Wе recognize that there may be a stronger case on the merits for delaying the initiatives than the recall, because the initiatives were originally scheduled to be voted upon in March 2004 and would not take effect until at least 2005, while the result of the recall would be immediate. Because votes are already being cast on both the recall and the initiatives, however, moving the initiatives to a later election creates the same problem as moving the recall; an election would be halted after it has already begun. Although the claimed state electoral law violations do implicate the public interest, and the voters and ballot proponents anticipated a later election based on earlier certification, we cannot say that the district court abused its discretion in balancing the harms.

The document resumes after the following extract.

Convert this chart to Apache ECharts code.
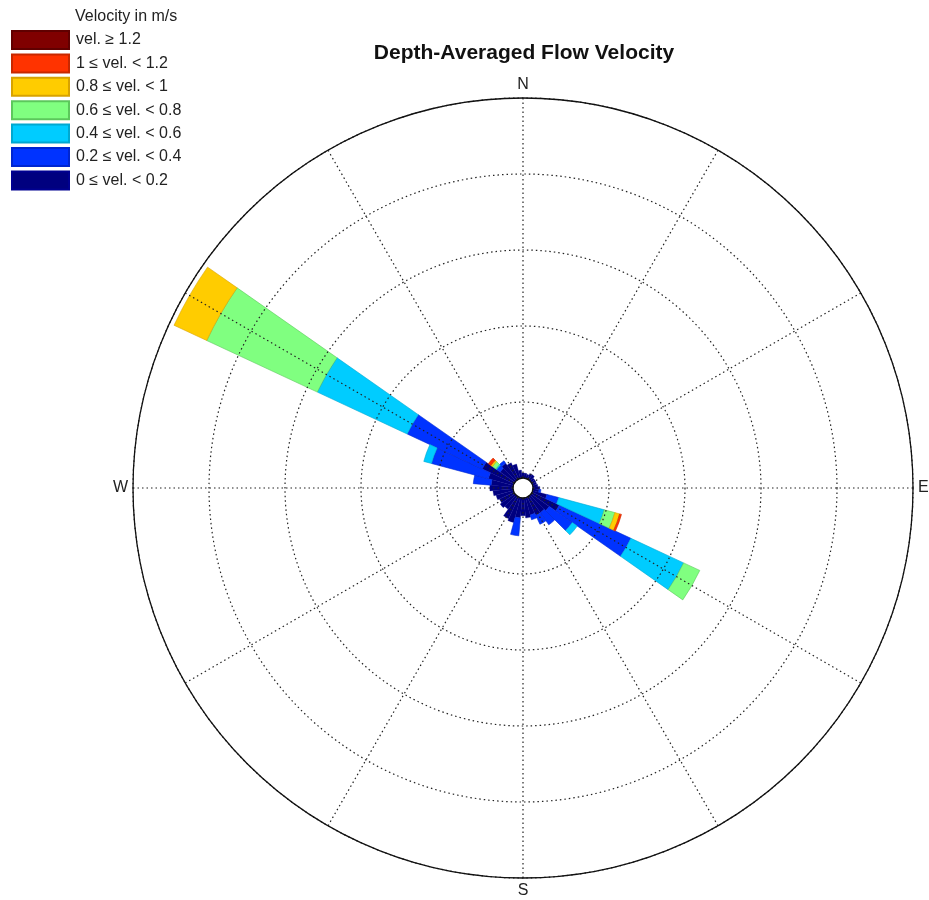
<!DOCTYPE html>
<html><head><meta charset="utf-8">
<script src="https://cdn.jsdelivr.net/npm/echarts@6/dist/echarts.min.js"></script>
<style>html,body{margin:0;padding:0;background:#fff}#c{width:929px;height:900px}</style>
</head><body><div id="c"></div>
<script>
// Direction bins (degrees, clockwise from North)
const directions = [0,10,20,30,40,50,60,70,80,90,100,110,120,130,140,150,160,170,180,190,200,210,220,230,240,250,260,270,280,290,300,310,320,330,340,350];
// Stacked frequency increments per velocity class (radial units, outer ring = 10)
const vel0to02 = [0.13,0.13,0.11,0.16,0.16,0.11,0.11,0.11,0.13,0.18,0.16,0.39,0.79,0.58,0.53,0.53,0.47,0.53,0.47,0.53,0.68,0.63,0.42,0.47,0.42,0.47,0.53,0.61,0.58,0.68,0.92,0.47,0.53,0.47,0.39,0.21];
const vel02to04 = [0,0,0,0,0,0,0,0,0,0,0.05,0.32,2.08,0.74,0.39,0.26,0.13,0,0,0.47,0,0,0,0,0,0,0,0,0.47,1.55,2.18,0.11,0.08,0,0,0];
const vel04to06 = [0,0,0,0,0,0,0,0,0,0,0,1.24,1.53,0.16,0,0,0,0,0,0,0,0,0,0,0,0,0,0,0,0.21,2.61,0.03,0,0,0,0];
const vel06to08 = [0,0,0,0,0,0,0,0,0,0,0,0.29,0.47,0,0,0,0,0,0,0,0,0,0,0,0,0,0,0,0,0,3.21,0.11,0,0,0,0];
const vel08to1  = [0,0,0,0,0,0,0,0,0,0,0,0.13,0,0,0,0,0,0,0,0,0,0,0,0,0,0,0,0,0,0,0.95,0.05,0,0,0,0];
const vel1to12  = [0,0,0,0,0,0,0,0,0,0,0,0.05,0,0,0,0,0,0,0,0,0,0,0,0,0,0,0,0,0,0,0,0.08,0,0,0,0];
const vel12up   = [0,0,0,0,0,0,0,0,0,0,0,0,0,0,0,0,0,0,0,0,0,0,0,0,0,0,0,0,0,0,0,0,0,0,0,0];

const classNames = ['0 ≤ vel. < 0.2','0.2 ≤ vel. < 0.4','0.4 ≤ vel. < 0.6','0.6 ≤ vel. < 0.8','0.8 ≤ vel. < 1','1 ≤ vel. < 1.2','vel. ≥ 1.2'];
const classData = [vel0to02, vel02to04, vel04to06, vel06to08, vel08to1, vel1to12, vel12up];
const compassLabels = {0:'N', 90:'E', 180:'S', 270:'W'};
const radialMax = 10, radialStep = 2;

const colors  = ['#00007F','#0033FF','#00CCFF','#80FF80','#FFCC00','#FF3300','#800000'];
const borders = ['#000090','#0026D0','#00A8D0','#5CC85C','#D8A200','#C82800','#600000'];
const borderW = [0.3, 0.6, 0.6, 0.6, 0.6, 0.6, 0.6];
const FONT = '"Liberation Sans", Arial, Helvetica, sans-serif';
const C = [523, 488];

const chart = echarts.init(document.getElementById('c'));
const series = classData.map((arr, i) => ({
  name: classNames[i],
  type: 'bar',
  coordinateSystem: 'polar',
  polarIndex: 0,
  stack: 'rose',
  barCategoryGap: '0%',
  data: arr.map(v => v > 0 ? v : '-'),
  itemStyle: { color: colors[i], borderColor: borders[i], borderWidth: borderW[i] },
  emphasis: { disabled: true },
  animation: false
}));

const dotted = { color: '#222', width: 1.2, type: [1.5, 3] };

chart.setOption({
  animation: false,
  backgroundColor: '#fff',
  graphic: [
    { type: 'text', x: 524, y: 53, style: { text: 'Depth-Averaged Flow Velocity', font: 'bold 21px ' + FONT, fill: '#111', textAlign: 'center', textVerticalAlign: 'middle' } },
    { type: 'text', x: 75, y: 17, style: { text: 'Velocity in m/s', font: '16px ' + FONT, fill: '#222', textAlign: 'left', textVerticalAlign: 'middle' } }
  ],
  legend: {
    data: classNames.slice().reverse(),
    orient: 'vertical',
    left: 11, top: 30, padding: 0,
    itemWidth: 57, itemHeight: 18, itemGap: 3.4,
    icon: 'rect',
    selectedMode: false,
    textStyle: { fontSize: 16, color: '#222', fontFamily: FONT, padding: [0, 0, 0, 2] }
  },
  polar: [
    { center: C, radius: [10, 390] },
    { center: C, radius: [10, 390] }
  ],
  angleAxis: [
    { polarIndex: 0, type: 'category', data: directions.map(String), startAngle: 95, clockwise: true,
      boundaryGap: true, axisLine: { show: false }, axisTick: { show: false }, axisLabel: { show: false }, splitLine: { show: false } },
    { polarIndex: 1, type: 'value', min: 0, max: 360, interval: 30, startAngle: 90, clockwise: true, z: 10,
      axisLine: { show: true, lineStyle: { color: '#111', width: 1.3 } },
      axisTick: { show: false },
      axisLabel: { show: true, margin: 5, fontSize: 16, color: '#222', fontFamily: FONT, formatter: v => compassLabels[v] || '' },
      splitLine: { show: true, lineStyle: dotted } }
  ],
  radiusAxis: [
    { polarIndex: 0, type: 'value', min: 0, max: radialMax, show: false, axisLine:{show:false}, axisLabel:{show:false}, splitLine:{show:false}, axisTick:{show:false} },
    { polarIndex: 1, type: 'value', min: 0, max: radialMax, interval: radialStep, z: 10,
      axisLine: { show: false }, axisTick: { show: false }, axisLabel: { show: false },
      splitLine: { show: true, lineStyle: dotted } }
  ],
  series: series
});
</script></body></html>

Finally, we are reluctant to intercede in ballot timing of the initiatives, an electoral matter that falls within the province of the state to determine. See Takash v. Superior Court (Shelley),
We must of course also look to the interests represented by the plaintiffs, who are legitimately concerned that use of the punch-card system will deny the right to vote to some voters who must use that system. At this time, it is merely a speculative possibility, however, that any such denial will influence the result of the election.
For these reasons, the district court did not abuse its discretion in concluding that plaintiffs will suffer no hardship that outweighs the stake of the State of California and its citizens in having this election go forward as planned and as required by the California Constitution.
The judgment of the district court is AFFIRMED. The Clerk is directed to issue the mandate forthwith.